==== Data shown ====

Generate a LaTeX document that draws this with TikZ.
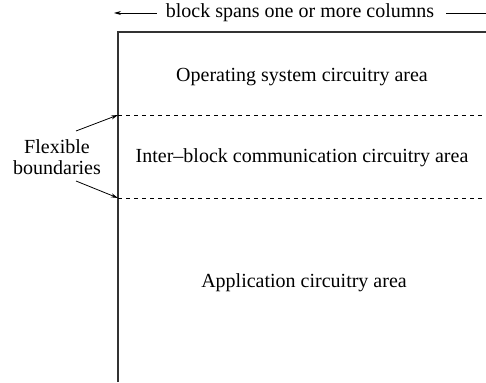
\documentclass[tikz,border=0pt]{standalone}
\usepackage{fontspec}
\setmainfont{Liberation Serif}
\usetikzlibrary{arrows.meta}
\begin{document}
\begin{tikzpicture}[x=1pt,y=-1pt,
  lbl/.style={font=\fontsize{20}{21}\selectfont, inner sep=0pt, anchor=base},
  boxline/.style={line width=1.1pt, draw=black!80},
  flexline/.style={line width=0.8pt, dash pattern=on 4pt off 4pt},
  ptr/.style={line width=0.8pt, -{Stealth[length=7pt,width=4pt]}}]
\useasboundingbox (0,0) rectangle (486,382);
% box outline
\coordinate (tl) at (118,32);
\coordinate (tr) at (486,32);
\coordinate (bl) at (118,382);
\draw[boxline] (bl) -- (tl) -- (tr);
% flexible boundaries
\coordinate (d1l) at (118,115);
\coordinate (d1r) at (484,115);
\coordinate (d2l) at (118,198);
\coordinate (d2r) at (484,198);
\draw[flexline] (d1l) -- (d1r);
\draw[flexline] (d2l) -- (d2r);
% top label
\node[lbl] (span) at (300,18) {block spans one or more columns};
\coordinate (sl) at (114,13);
\coordinate (sr) at (486,13);
\draw[ptr] (span.west |- sl) ++(-9,0) coordinate (sla) (sla) -- (sl);
\draw[line width=0.8pt] (span.east |- sr) ++(12,0) coordinate (sra) (sra) -- (sr);
% area labels
\node[lbl] (os) at (302,82) {Operating system circuitry area};
\node[lbl] (ib) at (302,162) {Inter--block communication circuitry area};
\node[lbl] (app) at (304,287) {Application circuitry area};
% flexible label
\node[font=\fontsize{20}{21}\selectfont, align=center, inner sep=0pt] (flex) at (57,157) {Flexible\\boundaries};
\coordinate (a1) at (76,131);
\coordinate (a2) at (76,181);
\draw[ptr] (a1) -- (d1l);
\draw[ptr] (a2) -- (d2l);
\end{tikzpicture}
\end{document}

====

Exercise> Leave every image out, and retype the material exactly.

Expected output>
Generate a LaTeX document that draws this with TikZ.
\documentclass[tikz,border=0pt]{standalone}
\usepackage{fontspec}
\setmainfont{Liberation Serif}
\usetikzlibrary{arrows.meta}
\begin{document}
\begin{tikzpicture}[x=1pt,y=-1pt,
  lbl/.style={font=\fontsize{20}{21}\selectfont, inner sep=0pt, anchor=base},
  boxline/.style={line width=1.1pt, draw=black!80},
  flexline/.style={line width=0.8pt, dash pattern=on 4pt off 4pt},
  ptr/.style={line width=0.8pt, -{Stealth[length=7pt,width=4pt]}}]
\useasboundingbox (0,0) rectangle (486,382);
% box outline
\coordinate (tl) at (118,32);
\coordinate (tr) at (486,32);
\coordinate (bl) at (118,382);
\draw[boxline] (bl) -- (tl) -- (tr);
% flexible boundaries
\coordinate (d1l) at (118,115);
\coordinate (d1r) at (484,115);
\coordinate (d2l) at (118,198);
\coordinate (d2r) at (484,198);
\draw[flexline] (d1l) -- (d1r);
\draw[flexline] (d2l) -- (d2r);
% top label
\node[lbl] (span) at (300,18) {block spans one or more columns};
\coordinate (sl) at (114,13);
\coordinate (sr) at (486,13);
\draw[ptr] (span.west |- sl) ++(-9,0) coordinate (sla) (sla) -- (sl);
\draw[line width=0.8pt] (span.east |- sr) ++(12,0) coordinate (sra) (sra) -- (sr);
% area labels
\node[lbl] (os) at (302,82) {Operating system circuitry area};
\node[lbl] (ib) at (302,162) {Inter--block communication circuitry area};
\node[lbl] (app) at (304,287) {Application circuitry area};
% flexible label
\node[font=\fontsize{20}{21}\selectfont, align=center, inner sep=0pt] (flex) at (57,157) {Flexible\\boundaries};
\coordinate (a1) at (76,131);
\coordinate (a2) at (76,181);
\draw[ptr] (a1) -- (d1l);
\draw[ptr] (a2) -- (d2l);
\end{tikzpicture}
\end{document}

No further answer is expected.